• Requirement:
Print the material below exactly as it stands, please, from its first line to the line holding "(actorname) at (148,199.5)", with no pictures.

• Source data:
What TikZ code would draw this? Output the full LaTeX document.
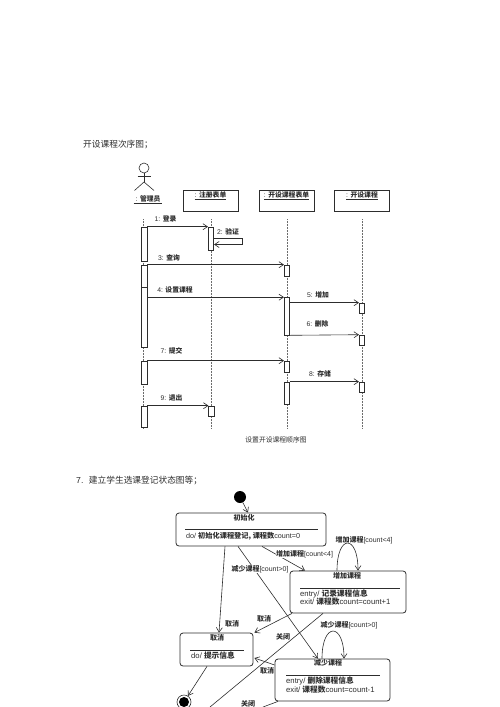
\documentclass[tikz,border=0pt]{standalone}
\usepackage{fontspec}
\setmainfont{Liberation Sans}
\newfontfamily\cjk{Noto Sans CJK SC}
\newcommand{\cn}[1]{{\cjk\bfseries #1}}
\definecolor{InkColor}{RGB}{45,45,45}
\usetikzlibrary{positioning, arrows.meta}

\tikzset{
  msg/.style={draw=InkColor, line width=0.6pt, -{Straight Barb[length=4.5pt,width=6pt]}},
  lifeline/.style={draw=InkColor!70, line width=0.5pt, densely dotted},
  actbar/.style={draw=InkColor, fill=white, line width=0.6pt, minimum width=5.5pt, inner sep=0pt},
  classbox/.style={draw=InkColor, line width=0.8pt, minimum width=55pt, minimum height=21pt, inner sep=0pt},
  statebox/.style={draw=InkColor, line width=0.8pt, rounded corners=3pt, inner sep=0pt},
  seqlabel/.style={inner sep=0pt, font=\fontsize{6.8}{8}\selectfont, text=InkColor},
  statelabel/.style={inner sep=0pt, font=\fontsize{7}{8}\selectfont, text=InkColor},
  statetext/.style={inner sep=0pt, anchor=west, font=\fontsize{7.7}{9}\selectfont, text=InkColor},
  heading/.style={inner sep=0pt, anchor=west, font=\fontsize{8.7}{10}\selectfont, text=InkColor},
  divider/.style={draw=InkColor, line width=0.6pt}
}

\begin{document}
\begin{tikzpicture}[x=1pt, y=-1pt]
  \useasboundingbox (0,0) rectangle (500,707);
  \clip (0,0) rectangle (500,707);

  \node[heading] (seqtitle) at (83,145) {\cjk 开设课程次序图；};

  % actor
  \node[circle, draw=InkColor, line width=0.6pt, minimum size=10pt, inner sep=0pt] (head) at (144,168) {};
  \coordinate (hip) at (144,182);
  \coordinate (armL) at (137.5,176);
  \coordinate (armR) at (150.5,176);
  \coordinate (footL) at (134.5,190.5);
  \coordinate (footR) at (154,190.5);
  \draw[divider] (head.south) -- (hip);
  \draw[divider] (armL) -- (armR);
  \draw[divider] (footL) -- (hip) -- (footR);
  \node[seqlabel] (actorname) at (148,199.5) {\underline{\ : \cn{管理员}\ }};

  % objects
  \node[classbox] (formA) at (210.5,200.5) {};
  \node[classbox] (formB) at (286.5,200.5) {};
  \node[classbox] (course) at (362,200.5) {};
  \node[seqlabel] (formAname) at (210.5,195.5) {\underline{: \cn{注册表单}}};
  \node[seqlabel] (formBname) at (286.5,195.5) {\underline{: \cn{开设课程表单}}};
  \node[seqlabel] (coursename) at (362,195.5) {\underline{: \cn{开设课程}}};

  \foreach \nm/\xx in {actor/143, formA/211, formB/287, course/362.7}{
    \coordinate (\nm top) at (\xx,219);
    \coordinate (\nm end) at (\xx,428);
    \draw[lifeline] (\nm top) -- (\nm end);
  }

  % activation bars
  \foreach \nm/\xx/\ya/\yb in {a1/144.2/227/261, a2/144.2/265/347, a3/144.2/361/384, a4/144.2/406/427,
      b1/211/227/250, b2/211.5/406/416,
      c1/287/265/276, c2/287/297.5/335, c3/287/361/372, c4/287/382/404,
      d1/362/303/313.5, d2/362/335/345, d3/362/382/392}{
    \node[actbar, minimum height={(\yb-\ya)*1pt}] (\nm) at (\xx,{(\ya+\yb)/2}) {};
  }
  \coordinate (tickL) at (141.5,287);
  \draw[divider] (tickL) -- (tickL -| a2.east);

  % messages
  \draw[msg] (a1.north east) -- (b1.north west);
  \coordinate (selfA) at (242,238.5);
  \coordinate (selfB) at (242,244.5);
  \draw[msg] (selfA -| b1.east) -- (selfA) -- (selfB) -- (selfB -| b1.east);
  \draw[msg] (a2.north east) -- (c1.north west);
  \draw[msg] (c2.north west -| a2.east) -- (c2.north west);
  \draw[msg] (d1.north west -| c2.east) -- (d1.north west);
  \draw[msg] (c2.south east) -- (d2.north west);
  \draw[msg] (a3.north east) -- (c3.north west);
  \draw[msg] (c4.north east) -- (d3.north west);
  \draw[msg] (a4.north east) -- (b2.north west);

  \node[seqlabel] (m1) at (165.5,219) {1: \cn{登录}};
  \node[seqlabel] (m2) at (228,231.5) {2: \cn{验证}};
  \node[seqlabel] (m3) at (169,258) {3: \cn{查询}};
  \node[seqlabel] (m4) at (175,290) {4: \cn{设置课程}};
  \node[seqlabel] (m5) at (318,295) {5: \cn{增加}};
  \node[seqlabel] (m6) at (317.5,324) {6: \cn{删除}};
  \node[seqlabel] (m7) at (171.5,351) {7: \cn{提交}};
  \node[seqlabel] (m8) at (320,374) {8: \cn{存储}};
  \node[seqlabel] (m9) at (171.5,398) {9: \cn{退出}};
  \node[seqlabel] (seqcaption) at (276,440) {\cjk 设置开设课程顺序图};

  \node[heading] (statetitle) at (76,481) {7.\hspace{5.5pt}\cjk 建立学生选课登记状态图等；};

  % states
  \node[circle, fill=black, minimum size=12pt, inner sep=0pt] (start) at (240,497) {};
  \node[statebox, minimum width=150pt, minimum height=33pt] (init) at (251,529.5) {};
  \node[statebox, minimum width=116pt, minimum height=42pt] (add) at (348,592) {};
  \node[statebox, minimum width=73pt, minimum height=33pt] (cancel) at (216.5,649.5) {};
  \node[statebox, minimum width=115pt, minimum height=42pt] (del) at (332.5,680) {};
  \node[circle, draw=InkColor, fill=white, line width=0.6pt, minimum size=14pt, inner sep=0pt] (final) at (184,702) {};
  \node[circle, fill=black, minimum size=10pt, inner sep=0pt] (finaldot) at (final) {};

  \node[statelabel] (initname) at (244,518) {\cn{初始化}};
  \draw[divider] (185,529) -- (318,529);
  \node[statetext, font=\fontsize{7.2}{9}\selectfont] (initdo) at (186,536) {do/ \cn{初始化课程登记, 课程数}count=0};

  \node[statelabel] (addname) at (347,576) {\cn{增加课程}};
  \draw[divider] (300,588) -- (400,588);
  \node[statetext] (addin) at (300,593.5) {entry/ \cn{记录课程信息}};
  \node[statetext] (addout) at (300,602) {exit/ \cn{课程数}count=count+1};

  \node[statelabel] (cancelname) at (217,638) {\cn{取消}};
  \draw[divider] (190,650) -- (244,650);
  \node[statetext] (canceldo) at (191,656) {do/ \cn{提示信息}};

  \node[statelabel] (delname) at (328,663) {\cn{减少课程}};
  \draw[divider] (286,675) -- (380,675);
  \node[statetext] (delin) at (286,681) {entry/ \cn{删除课程信息}};
  \node[statetext] (delout) at (286,690) {exit/ \cn{课程数}count=count-1};

  % transitions
  \coordinate (offA) at (210,707);
  \coordinate (offB) at (263,707);
  \draw[msg] (start) -- ([xshift=-3pt]init.north);
  \draw[msg] ([xshift=11pt]init.south) -- ([xshift=-43pt]add.north);
  \draw[msg] ([xshift=-26pt]init.south) -- ([xshift=2.5pt]cancel.north);
  \draw[msg] ([xshift=-13pt]init.south) -- ([xshift=-14.5pt]del.north);
  \draw[msg] ([xshift=-56pt]add.south) -- ([xshift=1pt]cancel.north east);
  \draw[divider] ([xshift=-25pt]add.south) -- (offA);
  \draw[msg] ([yshift=15pt]del.west) -- ([yshift=-8.5pt,xshift=1pt]cancel.east);
  \draw[divider] ([xshift=-54.5pt]del.south) -- (offB);
  \draw[msg] ([xshift=-9.5pt]cancel.south) -- (final);
  \draw[msg] ([xshift=-11pt]add.north) .. controls (337,534) and (358,534) .. ([xshift=10pt]add.north);
  \draw[msg] ([xshift=-10.5pt]del.north) .. controls (322,622) and (344,622) .. ([xshift=11.5pt]del.north);

  \node[statelabel, fill=white, inner xsep=0.5pt] (t1) at (304.5,554) {\cn{增加课程}[count<4]};
  \node[statelabel] (t2) at (364,540) {\cn{增加课程}[count<4]};
  \node[statelabel, fill=white, inner xsep=0.5pt] (t3) at (260,569) {\cn{减少课程}[count>0]};
  \node[statelabel] (t4) at (232,624) {\cn{取消}};
  \node[statelabel] (t5) at (264,619) {\cn{取消}};
  \node[statelabel] (t6) at (283,637) {\cn{关闭}};
  \node[statelabel] (t7) at (349,625) {\cn{减少课程}[count>0]};
  \node[statelabel] (t8) at (267,671) {\cn{取消}};
  \node[statelabel] (t9) at (248,704) {\cn{关闭}};
\end{tikzpicture}
\end{document}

• Exercise response:
What TikZ code would draw this? Output the full LaTeX document.
\documentclass[tikz,border=0pt]{standalone}
\usepackage{fontspec}
\setmainfont{Liberation Sans}
\newfontfamily\cjk{Noto Sans CJK SC}
\newcommand{\cn}[1]{{\cjk\bfseries #1}}
\definecolor{InkColor}{RGB}{45,45,45}
\usetikzlibrary{positioning, arrows.meta}

\tikzset{
  msg/.style={draw=InkColor, line width=0.6pt, -{Straight Barb[length=4.5pt,width=6pt]}},
  lifeline/.style={draw=InkColor!70, line width=0.5pt, densely dotted},
  actbar/.style={draw=InkColor, fill=white, line width=0.6pt, minimum width=5.5pt, inner sep=0pt},
  classbox/.style={draw=InkColor, line width=0.8pt, minimum width=55pt, minimum height=21pt, inner sep=0pt},
  statebox/.style={draw=InkColor, line width=0.8pt, rounded corners=3pt, inner sep=0pt},
  seqlabel/.style={inner sep=0pt, font=\fontsize{6.8}{8}\selectfont, text=InkColor},
  statelabel/.style={inner sep=0pt, font=\fontsize{7}{8}\selectfont, text=InkColor},
  statetext/.style={inner sep=0pt, anchor=west, font=\fontsize{7.7}{9}\selectfont, text=InkColor},
  heading/.style={inner sep=0pt, anchor=west, font=\fontsize{8.7}{10}\selectfont, text=InkColor},
  divider/.style={draw=InkColor, line width=0.6pt}
}

\begin{document}
\begin{tikzpicture}[x=1pt, y=-1pt]
  \useasboundingbox (0,0) rectangle (500,707);
  \clip (0,0) rectangle (500,707);

  \node[heading] (seqtitle) at (83,145) {\cjk 开设课程次序图；};

  % actor
  \node[circle, draw=InkColor, line width=0.6pt, minimum size=10pt, inner sep=0pt] (head) at (144,168) {};
  \coordinate (hip) at (144,182);
  \coordinate (armL) at (137.5,176);
  \coordinate (armR) at (150.5,176);
  \coordinate (footL) at (134.5,190.5);
  \coordinate (footR) at (154,190.5);
  \draw[divider] (head.south) -- (hip);
  \draw[divider] (armL) -- (armR);
  \draw[divider] (footL) -- (hip) -- (footR);
  \node[seqlabel] (actorname) at (148,199.5) {\underline{\ : \cn{管理员}\ }};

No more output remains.